As a political ideology, professionalism carries enormous potential for mischief. For starters, it is obviously and inherently undemocratic, prioritising the views of experts over those of the public. The views of the modern-day Democratic Party reflect, in virtually every detail, the ideological idiosyncrasies of the professional-managerial class. Meritocracy is one of the great, defining faiths of the professional class. Meritocracy is about winners, and ensuring that everyone has a chance to become one. “The areas in which the left has made the most significant progress,” writes the journalist Chris Hayes, “—gay rights, the inclusion of women in higher education, the end of de jure racial discrimination—are the battles it has fought or is fighting in favour of making the meritocracy more meritocratic. The areas in which it has suffered its worst defeats—collective action to provide universal public goods, mitigating rising income inequality—are those that fall outside the meritocracy’s purview.”

For successful professionals, meritocracy is a beautifully self-serving doctrine, entitling them to all manner of rewards and status, because they are smarter than other people. For people on the receiving end of inequality—for those who have just lost their home, for example, or who are having trouble surviving on the minimum wage, the implications of meritocracy are equally unambiguous. To them, this ideology says: forget it. You have no one to blame for your problems but yourself. There is no solidarity in a meritocracy. The very idea contradicts the ideology of the well-graduated technocrats who rule the country.

Professionals do not hold that other Democratic constituency, organised labour, in particularly high regard. This attitude is documented in study after study of professional-class life. One reason for this is because unions signify lowliness, not status. But another is because solidarity, the core value of unions, stands in stark contradiction to the doctrine of individual excellence that every profession embodies. The idea that someone should command good pay for doing a job that doesn’t require specialised training seems to professionals to be an obvious fallacy.

Thomas Frank has identified four different pitfalls that are associated with the Professional Class (and thus the Democratic Party leadership). The first of these pitfalls of professionalism is that the people with the highest status aren’t necessarily creative or original thinkers. Although the professions are thought to represent the pinnacle of human brilliance, what they are brilliant at is defending and applying a given philosophy. In ‘Disciplined Minds’, an important description of the work-life of professionals, the physicist Jeff Schmidt tells us that “ideological discipline is the master key to the professions.” Despite the favourite Sixties slogan, professionals do not question authority; their job is to apply it. This is the very nature of their work and the object of their training, according to Schmidt; by his definition, professionals are “obedient thinkers” who “implement their employers’ attitudes” and carefully internalise the reigning doctrine of their discipline, whatever it happens to be.

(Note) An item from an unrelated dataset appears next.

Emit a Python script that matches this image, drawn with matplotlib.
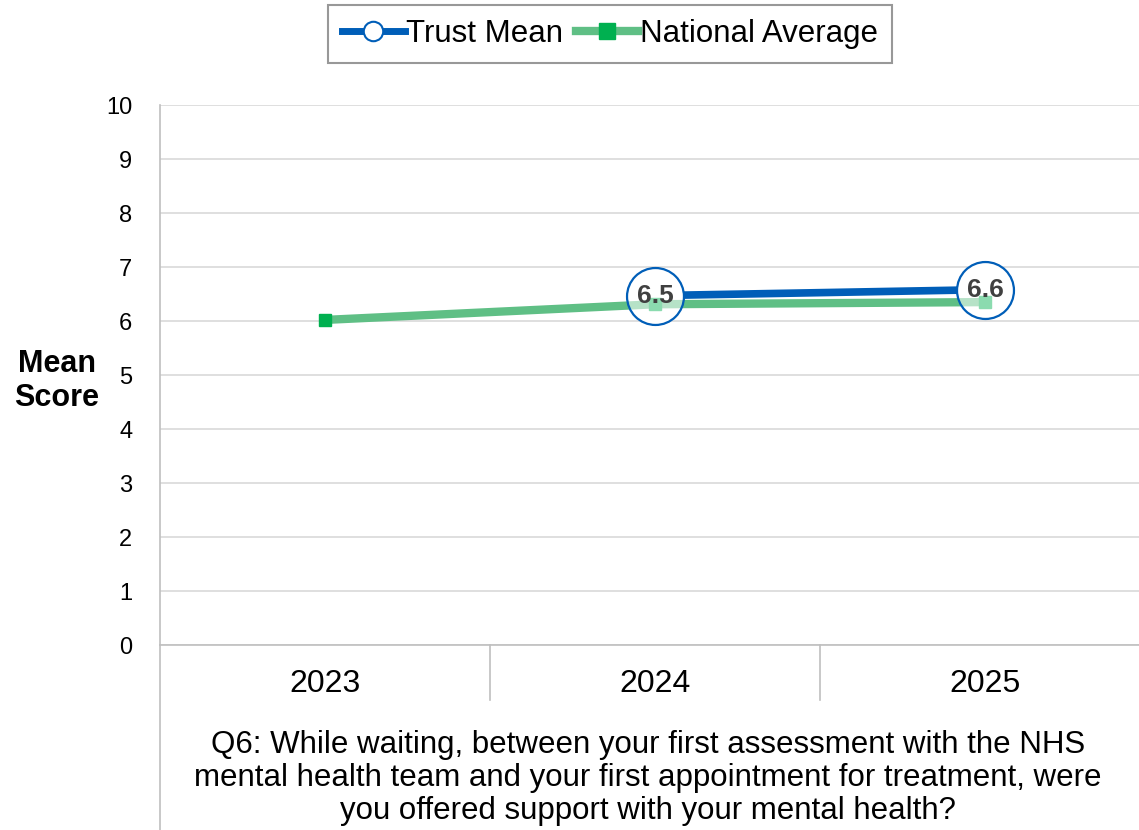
import matplotlib.pyplot as plt
from matplotlib.lines import Line2D
import matplotlib.transforms as mtransforms

plt.rcParams['font.family'] = ['Liberation Sans', 'DejaVu Sans']

years = ["2023", "2024", "2025"]
trust_x = [1, 2]
trust_mean = [6.47, 6.58]
national_avg = [6.02, 6.31, 6.35]
question = ("Q6: While waiting, between your first assessment with the NHS\n"
            "mental health team and your first appointment for treatment, were\n"
            "you offered support with your mental health?")

blue = "#005EB8"
green_line = "#5FBF85"
green_mark = "#00B050"
grid_c = "#D9D9D9"

W, H = 1139, 830
fig = plt.figure(figsize=(W / 100, H / 100), dpi=100)
ax = fig.add_axes([160 / W, (H - 645) / H, 990 / W, 540 / H])

ax.set_xlim(-0.5, 2.5)
ax.set_ylim(0, 10)
ax.set_yticks(range(0, 11))
ax.yaxis.grid(True, color=grid_c, linewidth=1.2)
ax.set_axisbelow(True)
for s in ["top", "right"]:
    ax.spines[s].set_visible(False)
for s in ["left", "bottom"]:
    ax.spines[s].set_color("#BFBFBF")
    ax.spines[s].set_linewidth(1.2)

ax.set_xticks(range(len(years)))
ax.set_xticklabels(years, fontsize=23)
ax.tick_params(axis="x", length=0, pad=17)
ax.tick_params(axis="y", length=0, labelsize=17, pad=20)

# category separators and extended left axis line
trans = mtransforms.blended_transform_factory(ax.transData, ax.transAxes)
for xs in [0.5, 1.5]:
    ax.plot([xs, xs], [0, -55 / 540], color="#BFBFBF", lw=1.2, transform=trans, clip_on=False)
ax.plot([-0.5, -0.5], [0, -190 / 540], color="#BFBFBF", lw=1.2, transform=trans, clip_on=False)

# lines
ax.plot(trust_x, trust_mean, color=blue, lw=5.5, zorder=3, solid_capstyle="butt")
ax.plot(trust_x, trust_mean, ls="none", marker="o", markersize=40,
        markerfacecolor="white", markeredgecolor="none", zorder=3.5)
ax.plot(range(len(years)), national_avg, color=green_line, lw=6, zorder=4)
ax.plot(range(len(years)), national_avg, ls="none", marker="s", markersize=9,
        color=green_mark, zorder=4)
ax.plot(trust_x, trust_mean, ls="none", marker="o", markersize=41,
        markerfacecolor=(1, 1, 1, 0.55), markeredgecolor=blue, markeredgewidth=1.6, zorder=5)
for x, v in zip(trust_x, trust_mean):
    ax.text(x, v, f"{v:.1f}", ha="center", va="center", fontsize=19,
            fontweight="bold", color="#404040", zorder=6)

fig.text(57 / W, 1 - 381 / H, "Mean\nScore", ha="center", va="center",
         fontsize=22, fontweight="bold", linespacing=1.2)
fig.text(648 / W, 1 - 778 / H, question, ha="center", va="center",
         fontsize=22.5, linespacing=1.12)

handles = [
    Line2D([], [], color=blue, lw=5, marker="o", markersize=14,
           markerfacecolor="white", markeredgecolor=blue, markeredgewidth=1.5),
    Line2D([], [], color=green_line, lw=6, marker="s", markersize=11,
           markerfacecolor=green_mark, markeredgecolor=green_mark),
]
leg = fig.legend(handles, ["Trust Mean", "National Average"], loc="upper center",
                 bbox_to_anchor=(610 / W, 1 - 5 / H), ncol=2, fontsize=22.5,
                 frameon=True, fancybox=False, edgecolor="#7F7F7F",
                 handlelength=2.0, handletextpad=0.05, columnspacing=0.4,
                 borderpad=0.45, borderaxespad=0)
leg.get_frame().set_linewidth(1.5)

fig.savefig("out.png", dpi=100)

The peril of orthodoxy is the second great pitfall of professionalism, and it’s not limited to economics. Every academic discipline with which I have some experience is similar: international relations, political science, cultural studies, even American history. None of them are as outrageous as economics; it is true, but each of them is dominated by some convention or ideology. Those who succeed in a professional discipline are those who best absorb and apply its master narrative. Our modern technocracy can never see the glaring flaw in such a system. For them, merit is always synonymous with orthodoxy: the best and the brightest are, in their minds, always those who went to Harvard, who got the big foundation grant, whose books are featured on NPR. When the merit-minded President Obama wanted economic expertise, to choose one sad example, he sought out the best the economics discipline had to offer: former Treasury Secretary and Harvard President Larry Summers, a man who had screwed up time and again yet was shielded from the consequences by his stature within the economics profession.

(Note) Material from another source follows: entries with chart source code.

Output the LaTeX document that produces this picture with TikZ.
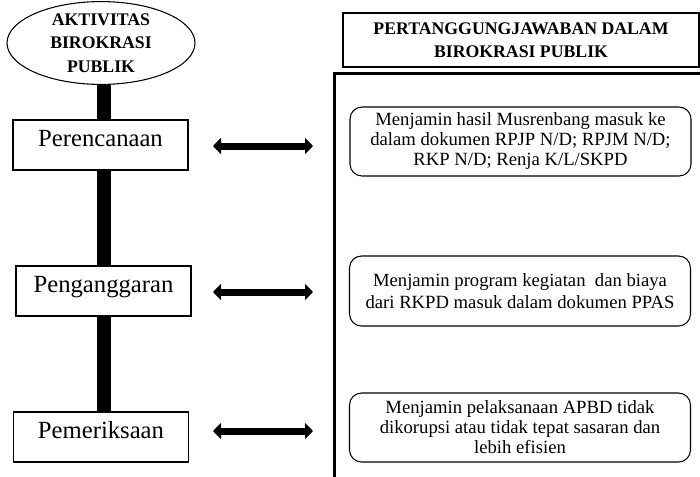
\documentclass[tikz,border=0pt]{standalone}
\usepackage{fontspec}
\setmainfont{Liberation Serif}
\usetikzlibrary{shapes.geometric,arrows.meta}
\begin{document}
\begin{tikzpicture}[x=0.75pt,y=-0.75pt,
  ellbox/.style={draw,ellipse,line width=0.8pt,minimum width=141pt,minimum height=60pt,inner sep=0pt,align=center,font=\fontsize{13.3}{17.5}\selectfont\bfseries},
  actbox/.style={draw,rectangle,line width=1pt,minimum width=131.25pt,inner sep=0pt,text height=19.5pt,text depth=18pt,font=\fontsize{18.5}{22}\selectfont},
  headbox/.style={draw,rectangle,line width=1.4pt,minimum width=267pt,minimum height=40.5pt,inner sep=0pt,align=center,font=\fontsize{13.3}{17}\selectfont\bfseries},
  rbox/.style={draw,rectangle,rounded corners=9pt,line width=0.8pt,minimum width=255.75pt,minimum height=52pt,inner sep=0pt,align=center,font=\fontsize{14}{15}\selectfont},
  bar/.style={line width=10.5pt},
  dbl/.style={line width=5.25pt,{Triangle[width=12pt,length=6pt]}-{Triangle[width=12pt,length=6pt]}},
  frame/.style={line width=2.25pt}
]
\useasboundingbox (0,0) rectangle (700,476);
\clip (0,0) rectangle (700,476);
\coordinate (bx) at (104,0);
% nodes
\node[ellbox] (ell) at (101,43) {AKTIVITAS\\BIROKRASI\\PUBLIK};
\node[actbox] (p1) at (100.5,145) {Perencanaan};
\node[actbox] (p2) at (103.5,291) {Penganggaran};
\node[actbox] (p3) at (101,437) {Pemeriksaan};
\draw[bar] (ell.south -| bx) -- (p1.north -| bx);
\draw[bar] (p1.south -| bx) -- (p2.north -| bx);
\draw[bar] (p2.south -| bx) -- (p3.north -| bx);
\node[headbox] (head) at (521,40) {PERTANGGUNGJAWABAN DALAM\\BIROKRASI PUBLIK};
\coordinate (fbl) at (334.5,480);
\coordinate (ftl) at (334.5,73);
\coordinate (ftr) at (704,73);
\draw[frame] (fbl) -- (ftl) -- (ftr);
\node[rbox,minimum height=51.75pt] (r1) at (520.5,141.5) {Menjamin hasil Musrenbang masuk ke\\dalam dokumen RPJP N/D; RPJM N/D;\\RKP N/D; Renja K/L/SKPD};
\node[rbox,minimum height=52.5pt,font=\fontsize{14}{17}\selectfont] (r2) at (520,291) {Menjamin program kegiatan~ dan biaya\\dari RKPD masuk dalam dokumen PPAS};
\node[rbox,minimum height=51.75pt] (r3) at (520,427.5) {Menjamin pelaksanaan APBD tidak\\dikorupsi atau tidak tepat sasaran dan\\lebih efisien};
% arrows
\coordinate (a1l) at (213,146); \coordinate (a1r) at (313,146);
\coordinate (a2l) at (213,292); \coordinate (a2r) at (313,292);
\coordinate (a3l) at (213,431); \coordinate (a3r) at (313,431);
\draw[dbl] (a1l) -- (a1r);
\draw[dbl] (a2l) -- (a2r);
\draw[dbl] (a3l) -- (a3r);
\end{tikzpicture}
\end{document}
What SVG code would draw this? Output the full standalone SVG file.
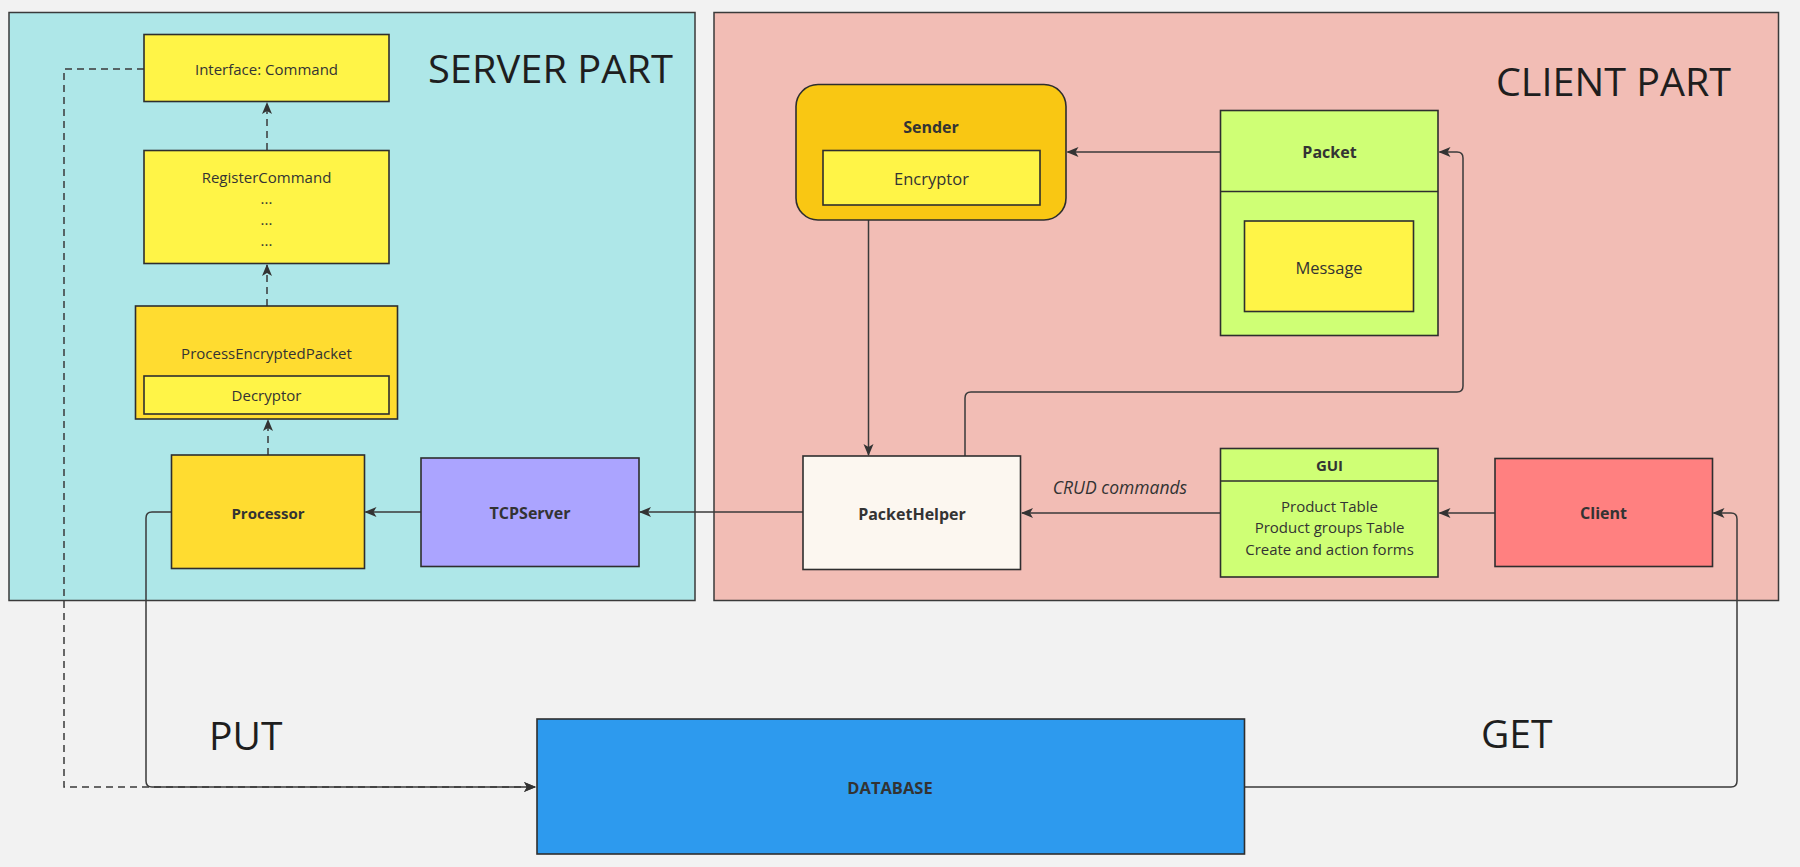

A third consequence of modern-day liberals’ unquestioning, reflexive respect for expertise is their blindness to predatory behaviour if it comes cloaked in the signifiers of professionalism. Complexity is admirable in its own right. The difference in interpretation carries enormous consequences: Did Wall Street commit epic fraud, or are they highly advanced professionals who fell victim to epic misfortune? The final consequence of the ideology of professionalism is the liberal class’s obsessive pining for consensus. This obsession, so peculiar and yet so typical of our times, arises from professionals’ well-known disgust with partisanship and their faith in what they take to be apolitical solutions.

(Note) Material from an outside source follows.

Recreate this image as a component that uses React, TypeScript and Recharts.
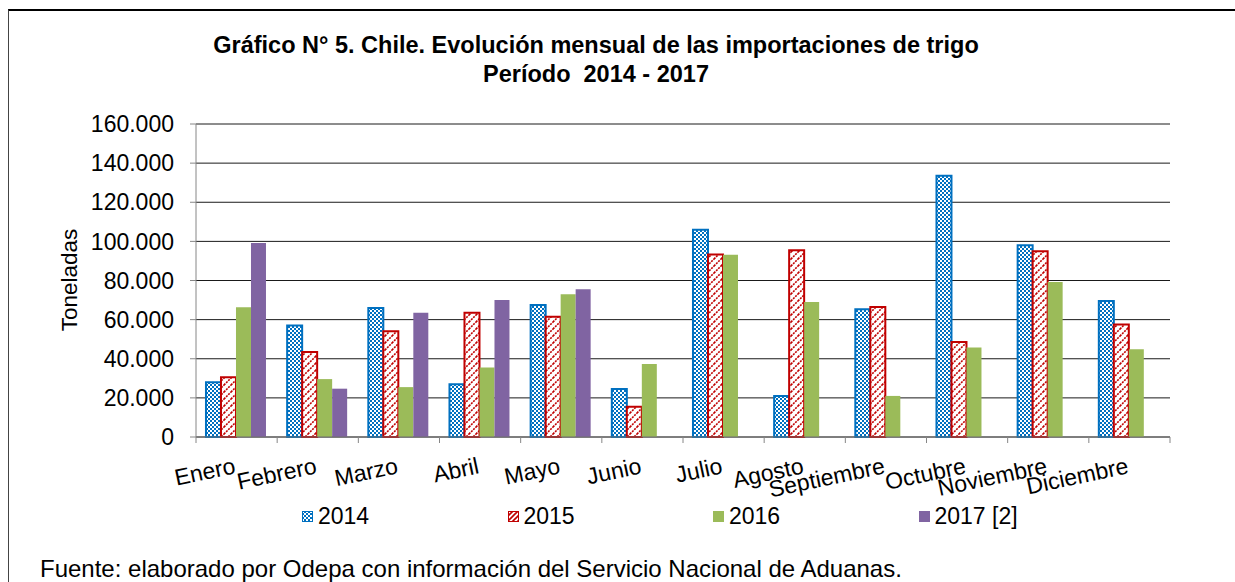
import React from 'react';
import { BarChart, Bar, XAxis, YAxis, CartesianGrid } from 'recharts';

const months = ['Enero', 'Febrero', 'Marzo', 'Abril', 'Mayo', 'Junio', 'Julio', 'Agosto', 'Septiembre', 'Octubre', 'Noviembre', 'Diciembre'];
const imp2014 = [28000, 57000, 66000, 27000, 67500, 24500, 106000, 21000, 65300, 133500, 98000, 69500];
const imp2015 = [30500, 43500, 54000, 63500, 61500, 15500, 93300, 95500, 66500, 48500, 95000, 57500];
const imp2016 = [66300, 29600, 25500, 35500, 73000, 37300, 93200, 69000, 21000, 45800, 79200, 44800];
const imp2017 = [99200, 24700, 63500, 70000, 75500, null, null, null, null, null, null, null];
const yTicks = [0, 20000, 40000, 60000, 80000, 100000, 120000, 140000, 160000];

const series = [
  { key: 'y2014', name: '2014', fill: 'url(#p2014)', stroke: '#0070C0', legend: 'url(#p2014)' },
  { key: 'y2015', name: '2015', fill: 'url(#p2015)', stroke: '#C00000', legend: 'url(#p2015)' },
  { key: 'y2016', name: '2016', fill: '#9BBB59', stroke: 'none', legend: '#9BBB59' },
  { key: 'y2017', name: '2017 [2]', fill: '#8064A2', stroke: 'none', legend: '#8064A2' },
];

const data = months.map((m, i) => ({
  month: m,
  y2014: imp2014[i],
  y2015: imp2015[i],
  y2016: imp2016[i],
  y2017: imp2017[i],
}));

const FONT = 'Arial, "Liberation Sans", sans-serif';

const fmt = (v: number) => (v === 0 ? '0' : v.toLocaleString('de-DE'));

const MonthTick = (props: any) => {
  const { x, y, payload, index, width } = props;
  const half = payload && payload.offset ? payload.offset : (width || 974) / 24;
  const ty = y + 36;
  return (
    <g>
      <line x1={x - half} y1={y} x2={x - half} y2={y + 6} stroke="#868686" />
      {index === months.length - 1 && (
        <line x1={x + half} y1={y} x2={x + half} y2={y + 6} stroke="#868686" />
      )}
      <text x={x} y={ty} textAnchor="end" fontSize={23} fontFamily={FONT} fill="#000" transform={`rotate(-12, ${x}, ${ty})`}>
        {payload.value}
      </text>
    </g>
  );
};

const LegendSwatch = ({ fill, stroke }: { fill: string; stroke: string }) => (
  <svg width={11} height={11} style={{ marginRight: 5 }}>
    <defs>
      <pattern id="lp2014" width="4" height="4" patternUnits="userSpaceOnUse">
        <rect width="4" height="4" fill="#0070C0" />
        <rect width="2" height="2" fill="#fff" />
        <rect x="2" y="2" width="2" height="2" fill="#fff" />
      </pattern>
      <pattern id="lp2015" width="5" height="5" patternUnits="userSpaceOnUse">
        <rect width="5" height="5" fill="#fff" />
        <path d="M-1,1 L1,-1 M0,5 L5,0 M4,6 L6,4" stroke="#C00000" strokeWidth="1.6" />
      </pattern>
    </defs>
    <rect x={0.5} y={0.5} width={10} height={10} fill={fill.replace('#p', '#lp')} stroke={stroke === 'none' ? fill : stroke} />
  </svg>
);

export default function App() {
  return (
    <div style={{ position: 'fixed', left: 0, top: 0, width: 1235, height: 582, background: '#fff', fontFamily: FONT, overflow: 'hidden' }}>
      <div style={{ position: 'absolute', left: 8, top: 9, width: 1240, height: 600, borderTop: '2px solid #000', borderLeft: '1px solid #444' }} />
      <div style={{ position: 'absolute', left: 0, width: 1192, top: 31, textAlign: 'center', fontWeight: 'bold', fontSize: 23.5, lineHeight: '29px', color: '#000' }}>
        Gráfico N° 5. Chile. Evolución mensual de las importaciones de trigo
        <br />
        Período&nbsp; 2014 - 2017
      </div>
      <div style={{ position: 'absolute', left: 70, top: 280, transform: 'translate(-50%, -50%) rotate(-90deg)', fontSize: 22.5, whiteSpace: 'nowrap' }}>
        Toneladas
      </div>
      <div style={{ position: 'absolute', left: 0, top: 0 }}>
        <BarChart width={1235} height={582} data={data} margin={{ top: 124, right: 65, left: 96, bottom: 105 }} barCategoryGap="12.3%" barGap={0}>
          <defs>
            <pattern id="p2014" width="4" height="4" patternUnits="userSpaceOnUse">
              <rect width="4" height="4" fill="#0070C0" />
              <rect width="2" height="2" fill="#fff" />
              <rect x="2" y="2" width="2" height="2" fill="#fff" />
            </pattern>
            <pattern id="p2015" width="7" height="7" patternUnits="userSpaceOnUse">
              <rect width="7" height="7" fill="#fff" />
              <path d="M-1,1 L1,-1 M0,7 L7,0 M6,8 L8,6" stroke="#C00000" strokeWidth="1.6" strokeDasharray="2 1" />
            </pattern>
          </defs>
          <CartesianGrid vertical={false} stroke="#1a1a1a" />
          <XAxis dataKey="month" height={40} tick={<MonthTick />} tickLine={false} tickSize={0} tickMargin={0} axisLine={{ stroke: '#6e6e6e' }} interval={0} />
          <YAxis width={100} domain={[0, 160000]} ticks={yTicks} tickFormatter={fmt} axisLine={{ stroke: '#868686' }} tickLine={{ stroke: '#868686' }} tickSize={6} tickMargin={16} tick={{ fill: '#000', fontSize: 23, fontFamily: FONT }} />
          {series.map((s) => (
            <Bar key={s.key} dataKey={s.key} name={s.name} fill={s.fill} stroke={s.stroke} strokeWidth={s.stroke === 'none' ? 0 : 2} isAnimationActive={false} />
          ))}
        </BarChart>
      </div>
      {series.map((s, i) => (
        <div key={s.key} style={{ position: 'absolute', left: 302 + i * 205.5, top: 503, display: 'flex', alignItems: 'center', fontSize: 23, color: '#000', whiteSpace: 'nowrap' }}>
          <LegendSwatch fill={s.legend} stroke={s.stroke} />
          {s.name}
        </div>
      ))}
      <div style={{ position: 'absolute', left: 40, top: 555, fontSize: 24, color: '#000', whiteSpace: 'nowrap' }}>
        Fuente: elaborado por Odepa con información del Servicio Nacional de Aduanas.
      </div>
    </div>
  );
}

Another major issue that lies at the root of professional thinking is the belief that education is a panacea to all political and social problems. Educational achievement is, after all, the foundation of the professions’ claim to higher status. It should not surprise us that the liberal class regards the university as the greatest and most necessary social institution of all, or that members of this cohort reflexively propose more education as the answer to just about anything you care to bring up. College can conquer unemployment as well as racism, they say; urban decay as well as inequality. Education will make us more tolerant, it will dissolve our doubts about globalisation and climate change, it will give us the STEM skills we need as a society to compete. The liberal class knows, as a matter of deepest conviction, that there is no social or political problem that cannot be solved with more education and job training. To the liberal class, every big economic problem is really an education problem, a failure by the losers to learn the right skills and get the credentials everyone knows you’ll need in the society of the future. Take inequality. The real problem, many liberals believe, is that not enough poor people get a chance to go to college and join the professional-managerial elite.

This way of thinking about inequality offers little to the many millions of Americans—the majority of Americans, in fact—who did not or will not graduate from college. It dismisses as though a moral impossibility the well-known fact that there have been and are places in the modern world where people with high school diplomas can earn a good living—like, say, the northern states of the USA between 1945 and 1980 or the Germany of today.

Thomas Frank has clearly identified where the Democratic Party faltered and left space for Republicans to trounce them in State Houses, Congress and Senate race. This polemical text, even if it goes overboard at a few instances, is critical in understanding why Donald Trump is going to be the next President of United States of America. However, this is not the complete story (it is a complex situation and requires more than one explanation). The issues of race, immigration and inequality have to be included in a detailed study on the rise of ‘Trumpism’ but Thomas Frank’s book is a good place to start.